Not Just Because of CAFE
It's impossible to pin all vehicle growth and crossover-ification of modern vehicles on CAFE standards, of course, because the automotive regulatory environment is constantly in flux. Safety standards continually get stricter and favor larger, heavier cars. Consumers tend to feel safer in SUVs (and generally, in multi-vehicle head-on collisions, drivers are vastly more likely to survive than someone driving a car), they're easier to load and get into and out of—and, in my experience—it's impossible to see over traffic in a normal sedan nowadays, making it feel vastly more dangerous to not keep up with the arms race for bigger, taller vehicles. All of it becomes a vicious cycle as small cars become relatively more dangerous and consumers flock to larger cars for safety. Repeat infinitely until 9,000-pound pickup trucks become a product for sale and not a golden-era Simpsons joke.

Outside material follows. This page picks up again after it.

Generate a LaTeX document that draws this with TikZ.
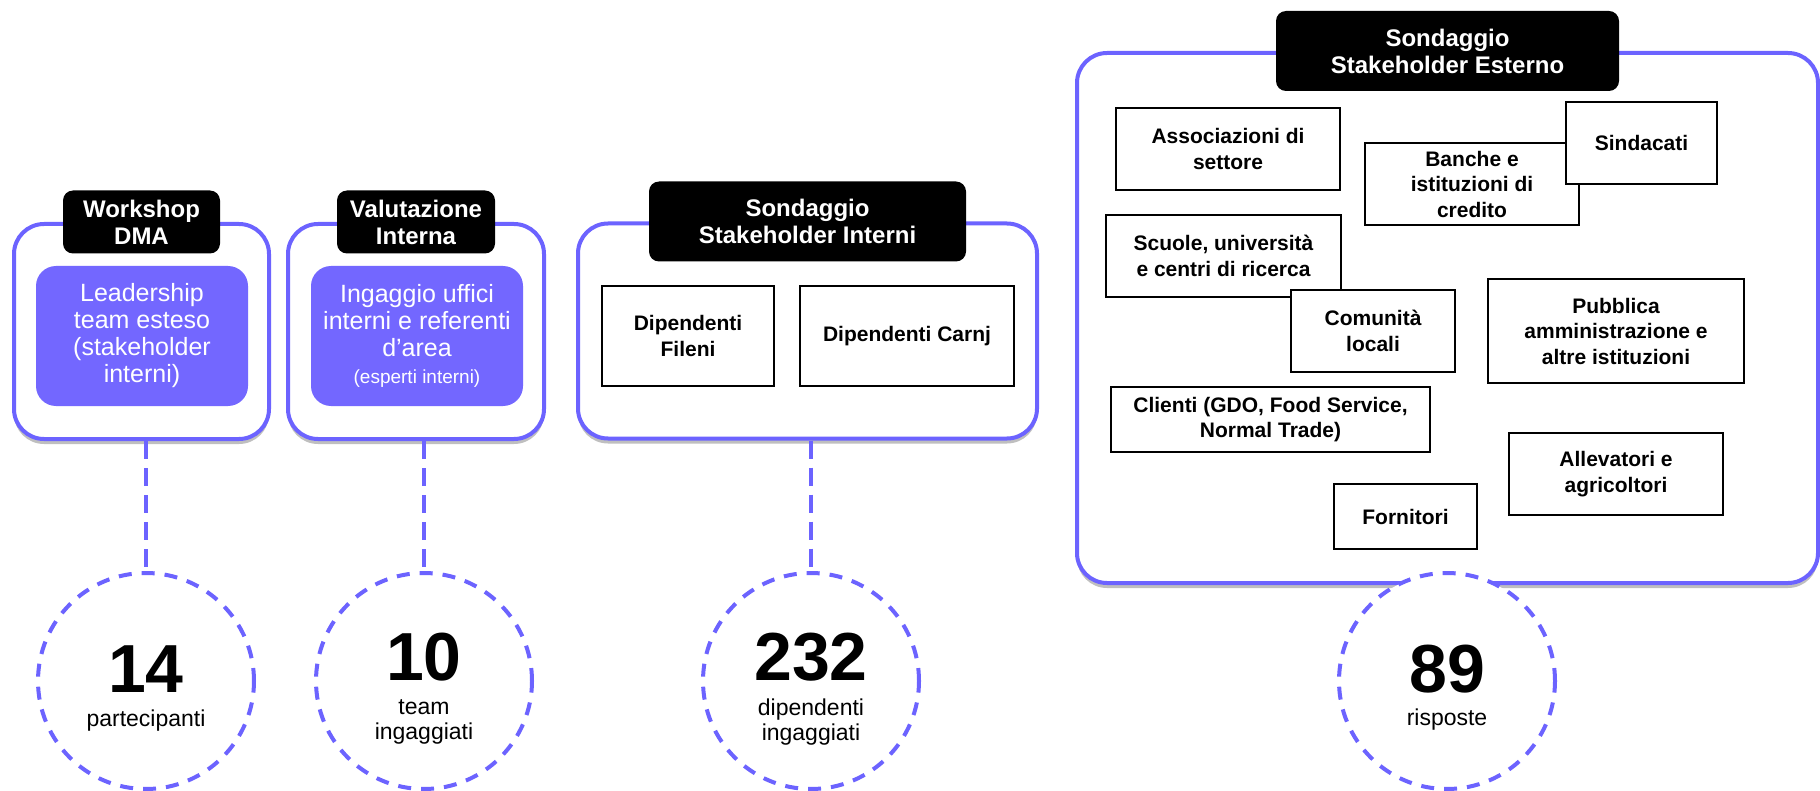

This is the catch-22 of a world where, on one hand, we want to limit emissions—but on the other, still recognize that some people truly do need larger vehicles and pickups. It's a bit of a chicken and egg question: Are so many people wanting and buying bigger cars that automakers can only supply the demand? Or have automakers purposefully pinched off our selection of small cars so we have no choice but to buy big cars?
The broad CAFE classifications and more relaxed mileage targets certainly incentivize prioritizing light trucks and SUVs, and manufacturers will continue to respond in turn to these incentives. And regardless of surveyed preferences, consumers will keep buying what's on the lot. In short, barring drastic changes to the automotive and regulatory worlds in the near future, small cars aren't coming back any time soon.